Straight 2-on-1s are obviously tougher. They require some quick math and painful choices: OK, who has the ball, and how dangerous is he? What’s his dribbling path? Who is his running mate? Can that guy shoot 3s? Catch alley-oops? Which player is a more urgent concern?
Green is great at “stunting” — the art of faking toward one player in a 2-on-1 and then darting over to the other. The goal is to confuse the first player into pausing or passing, and to slide into the passing lane as that player makes his fatal choice. It allows Green to hover between both players, serving as a double deterrent and sowing the kind of confusion that can buy time for his teammates to get back.
It doesn’t always work. Green was on the wrong end of Ray Allen’s monster dunk in Game 1, a 2-on-2 situation that became a 2-on-1 when Allen dismissed Marco Belinelli with an elbow.
“I thought Belly had my help,” Green recalls. When Belinelli went down, Green found himself in the center of an Allen-LeBron fast break. It doesn’t take a genius to designate LeBron the more dangerous threat. As Green backpedaled, he tried to stay between James and Allen, hoping to prevent an easy pass to LeBron and perhaps confound Allen into pulling the ball out. He didn’t commit whole hog to either player. He just dared Allen to make a play on his own, and positioned himself to steal any pass if Allen deferred to James.
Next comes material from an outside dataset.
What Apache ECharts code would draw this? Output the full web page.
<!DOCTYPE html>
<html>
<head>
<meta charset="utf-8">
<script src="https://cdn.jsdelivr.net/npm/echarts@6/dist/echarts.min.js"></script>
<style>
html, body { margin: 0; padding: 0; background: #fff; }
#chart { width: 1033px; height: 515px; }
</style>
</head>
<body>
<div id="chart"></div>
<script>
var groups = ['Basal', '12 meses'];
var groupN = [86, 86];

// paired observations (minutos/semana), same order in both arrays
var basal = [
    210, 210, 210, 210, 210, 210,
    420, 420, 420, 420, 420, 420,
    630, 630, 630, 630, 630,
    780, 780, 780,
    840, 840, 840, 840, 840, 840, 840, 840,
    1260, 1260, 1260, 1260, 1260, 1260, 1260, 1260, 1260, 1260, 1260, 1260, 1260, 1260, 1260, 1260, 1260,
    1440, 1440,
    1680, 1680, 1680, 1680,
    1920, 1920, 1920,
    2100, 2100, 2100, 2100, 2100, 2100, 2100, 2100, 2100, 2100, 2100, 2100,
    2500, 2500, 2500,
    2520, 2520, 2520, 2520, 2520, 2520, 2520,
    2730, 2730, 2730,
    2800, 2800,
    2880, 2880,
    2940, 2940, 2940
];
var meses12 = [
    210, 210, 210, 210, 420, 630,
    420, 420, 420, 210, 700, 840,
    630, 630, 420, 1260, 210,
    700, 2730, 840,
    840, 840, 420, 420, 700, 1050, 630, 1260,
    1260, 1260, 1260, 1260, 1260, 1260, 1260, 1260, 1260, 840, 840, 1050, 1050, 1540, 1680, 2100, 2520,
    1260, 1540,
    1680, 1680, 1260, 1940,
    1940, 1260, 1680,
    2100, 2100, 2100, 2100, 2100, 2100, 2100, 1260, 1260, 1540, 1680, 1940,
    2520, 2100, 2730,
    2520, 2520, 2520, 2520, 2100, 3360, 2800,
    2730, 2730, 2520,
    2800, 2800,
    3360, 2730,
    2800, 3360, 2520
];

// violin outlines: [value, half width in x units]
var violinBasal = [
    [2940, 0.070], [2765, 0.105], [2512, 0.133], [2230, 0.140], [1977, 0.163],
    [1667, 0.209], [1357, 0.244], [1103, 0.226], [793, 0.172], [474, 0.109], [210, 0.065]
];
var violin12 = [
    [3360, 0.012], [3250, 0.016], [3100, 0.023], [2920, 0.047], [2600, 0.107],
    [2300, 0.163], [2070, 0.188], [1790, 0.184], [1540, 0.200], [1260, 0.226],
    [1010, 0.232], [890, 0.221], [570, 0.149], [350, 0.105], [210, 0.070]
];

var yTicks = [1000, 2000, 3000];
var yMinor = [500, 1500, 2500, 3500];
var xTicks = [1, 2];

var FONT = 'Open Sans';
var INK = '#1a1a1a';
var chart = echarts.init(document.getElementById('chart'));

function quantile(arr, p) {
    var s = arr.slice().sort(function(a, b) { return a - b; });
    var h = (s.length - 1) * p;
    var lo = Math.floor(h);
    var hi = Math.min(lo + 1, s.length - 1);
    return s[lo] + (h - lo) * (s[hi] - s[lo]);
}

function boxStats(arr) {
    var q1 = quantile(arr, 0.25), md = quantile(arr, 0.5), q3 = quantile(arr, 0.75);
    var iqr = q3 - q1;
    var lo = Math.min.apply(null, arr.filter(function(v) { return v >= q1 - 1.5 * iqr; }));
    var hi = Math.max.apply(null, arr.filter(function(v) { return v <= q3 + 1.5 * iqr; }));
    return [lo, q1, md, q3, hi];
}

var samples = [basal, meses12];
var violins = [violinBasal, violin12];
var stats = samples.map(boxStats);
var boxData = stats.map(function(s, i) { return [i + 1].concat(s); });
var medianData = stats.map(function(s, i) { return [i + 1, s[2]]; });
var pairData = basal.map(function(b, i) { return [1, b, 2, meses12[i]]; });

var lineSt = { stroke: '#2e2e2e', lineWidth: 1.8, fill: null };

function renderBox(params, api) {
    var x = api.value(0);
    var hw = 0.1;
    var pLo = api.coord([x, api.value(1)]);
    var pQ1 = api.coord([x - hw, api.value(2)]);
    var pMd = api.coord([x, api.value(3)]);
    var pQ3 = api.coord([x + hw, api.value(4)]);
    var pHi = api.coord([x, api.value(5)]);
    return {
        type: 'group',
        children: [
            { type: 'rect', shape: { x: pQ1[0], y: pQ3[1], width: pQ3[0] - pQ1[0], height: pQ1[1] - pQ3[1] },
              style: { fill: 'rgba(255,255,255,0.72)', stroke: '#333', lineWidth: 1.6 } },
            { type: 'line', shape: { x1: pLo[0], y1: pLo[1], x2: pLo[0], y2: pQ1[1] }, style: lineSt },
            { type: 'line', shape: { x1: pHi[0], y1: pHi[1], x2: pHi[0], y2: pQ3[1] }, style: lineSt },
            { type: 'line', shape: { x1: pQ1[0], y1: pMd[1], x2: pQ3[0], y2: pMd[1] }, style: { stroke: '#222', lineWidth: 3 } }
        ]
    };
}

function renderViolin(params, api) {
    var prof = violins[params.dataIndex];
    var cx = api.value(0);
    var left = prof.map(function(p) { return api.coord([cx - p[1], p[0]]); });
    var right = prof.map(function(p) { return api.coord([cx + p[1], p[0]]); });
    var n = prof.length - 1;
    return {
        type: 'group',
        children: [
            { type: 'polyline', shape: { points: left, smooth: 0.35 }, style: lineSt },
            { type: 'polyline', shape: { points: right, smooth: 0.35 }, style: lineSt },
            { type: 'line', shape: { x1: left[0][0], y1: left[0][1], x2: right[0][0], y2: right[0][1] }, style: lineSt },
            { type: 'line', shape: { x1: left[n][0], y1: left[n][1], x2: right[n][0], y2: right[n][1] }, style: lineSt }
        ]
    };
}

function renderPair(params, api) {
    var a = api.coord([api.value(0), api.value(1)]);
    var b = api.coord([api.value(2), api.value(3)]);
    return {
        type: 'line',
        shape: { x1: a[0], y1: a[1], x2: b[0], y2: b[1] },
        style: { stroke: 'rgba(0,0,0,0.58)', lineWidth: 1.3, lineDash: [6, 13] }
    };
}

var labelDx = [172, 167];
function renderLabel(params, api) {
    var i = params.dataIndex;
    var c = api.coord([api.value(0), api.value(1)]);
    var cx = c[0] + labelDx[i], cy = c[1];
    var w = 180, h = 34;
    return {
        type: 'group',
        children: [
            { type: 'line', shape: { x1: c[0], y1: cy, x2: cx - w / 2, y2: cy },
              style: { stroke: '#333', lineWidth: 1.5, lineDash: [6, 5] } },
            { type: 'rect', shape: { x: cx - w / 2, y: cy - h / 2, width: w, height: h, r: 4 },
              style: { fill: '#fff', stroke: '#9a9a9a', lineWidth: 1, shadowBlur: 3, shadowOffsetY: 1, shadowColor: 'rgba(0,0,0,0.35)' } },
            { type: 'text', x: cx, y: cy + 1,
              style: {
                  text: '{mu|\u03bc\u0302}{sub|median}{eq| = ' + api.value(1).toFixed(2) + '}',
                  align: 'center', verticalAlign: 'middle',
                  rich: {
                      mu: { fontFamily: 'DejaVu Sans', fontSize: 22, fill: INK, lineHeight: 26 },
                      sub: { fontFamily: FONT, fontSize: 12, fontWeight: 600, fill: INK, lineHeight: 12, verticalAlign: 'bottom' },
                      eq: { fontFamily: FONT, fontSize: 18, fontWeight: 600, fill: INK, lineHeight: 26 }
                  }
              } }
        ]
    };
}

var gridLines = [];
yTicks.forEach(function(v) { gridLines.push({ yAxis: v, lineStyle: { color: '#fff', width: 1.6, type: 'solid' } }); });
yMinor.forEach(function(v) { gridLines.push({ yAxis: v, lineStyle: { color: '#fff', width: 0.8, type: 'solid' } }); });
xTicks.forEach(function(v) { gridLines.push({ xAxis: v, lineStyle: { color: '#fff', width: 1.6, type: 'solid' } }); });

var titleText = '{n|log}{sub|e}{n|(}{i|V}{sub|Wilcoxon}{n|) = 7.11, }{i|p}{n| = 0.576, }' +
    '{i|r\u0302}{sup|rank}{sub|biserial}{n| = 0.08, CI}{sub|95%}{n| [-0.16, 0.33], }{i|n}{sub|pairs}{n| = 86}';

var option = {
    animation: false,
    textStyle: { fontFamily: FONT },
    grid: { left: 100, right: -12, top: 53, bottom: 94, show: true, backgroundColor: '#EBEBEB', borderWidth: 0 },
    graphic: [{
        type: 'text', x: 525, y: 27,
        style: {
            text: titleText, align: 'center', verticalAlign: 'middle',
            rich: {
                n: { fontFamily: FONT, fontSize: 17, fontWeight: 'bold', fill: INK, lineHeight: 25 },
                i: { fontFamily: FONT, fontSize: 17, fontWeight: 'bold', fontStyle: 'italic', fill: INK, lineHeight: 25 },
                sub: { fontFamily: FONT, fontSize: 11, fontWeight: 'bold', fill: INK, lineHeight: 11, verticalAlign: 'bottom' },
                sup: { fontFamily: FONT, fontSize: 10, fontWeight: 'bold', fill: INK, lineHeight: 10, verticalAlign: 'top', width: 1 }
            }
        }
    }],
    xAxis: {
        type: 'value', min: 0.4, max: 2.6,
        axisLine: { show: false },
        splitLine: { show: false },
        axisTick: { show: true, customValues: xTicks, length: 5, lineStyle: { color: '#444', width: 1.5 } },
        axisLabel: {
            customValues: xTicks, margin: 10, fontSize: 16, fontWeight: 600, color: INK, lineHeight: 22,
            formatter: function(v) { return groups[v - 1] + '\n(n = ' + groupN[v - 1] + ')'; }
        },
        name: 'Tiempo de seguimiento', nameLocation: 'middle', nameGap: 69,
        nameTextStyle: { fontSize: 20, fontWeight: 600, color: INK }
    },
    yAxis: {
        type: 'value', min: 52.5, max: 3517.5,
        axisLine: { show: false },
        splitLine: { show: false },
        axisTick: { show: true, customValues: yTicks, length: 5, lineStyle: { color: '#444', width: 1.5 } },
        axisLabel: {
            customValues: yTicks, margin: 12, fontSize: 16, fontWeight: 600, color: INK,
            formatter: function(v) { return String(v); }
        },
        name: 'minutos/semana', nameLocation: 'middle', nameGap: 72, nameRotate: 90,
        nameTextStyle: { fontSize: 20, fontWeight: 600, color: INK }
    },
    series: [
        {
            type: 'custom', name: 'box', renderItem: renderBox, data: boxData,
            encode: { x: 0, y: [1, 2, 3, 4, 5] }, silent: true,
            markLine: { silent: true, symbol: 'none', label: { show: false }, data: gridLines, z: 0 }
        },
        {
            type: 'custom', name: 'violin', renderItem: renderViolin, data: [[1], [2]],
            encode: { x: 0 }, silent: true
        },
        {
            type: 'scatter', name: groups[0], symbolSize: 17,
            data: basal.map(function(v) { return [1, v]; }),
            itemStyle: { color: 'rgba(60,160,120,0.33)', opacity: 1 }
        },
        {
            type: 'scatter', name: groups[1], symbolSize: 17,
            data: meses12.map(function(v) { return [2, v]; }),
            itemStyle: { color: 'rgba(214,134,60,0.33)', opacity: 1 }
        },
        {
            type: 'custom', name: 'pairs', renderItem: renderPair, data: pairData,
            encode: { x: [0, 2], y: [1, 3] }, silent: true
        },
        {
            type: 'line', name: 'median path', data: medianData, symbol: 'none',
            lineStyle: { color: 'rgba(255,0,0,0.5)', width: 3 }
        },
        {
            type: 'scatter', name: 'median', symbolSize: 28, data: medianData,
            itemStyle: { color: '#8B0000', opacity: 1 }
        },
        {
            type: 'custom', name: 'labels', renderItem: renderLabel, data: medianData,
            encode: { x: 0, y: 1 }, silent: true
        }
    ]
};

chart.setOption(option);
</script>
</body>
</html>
Allen responded with an emphatic slam. “Sometimes it doesn’t work,” Green laughs, recalling the play. “I kinda wanted Ray to make a play, and he did. If my choice is between LeBron and Ray, I gotta make Ray make a play. And he did. Sometimes it goes that way.”
But it goes Green’s way more than it does for most defenders. In a series this close between two elite teams, every little thing matters.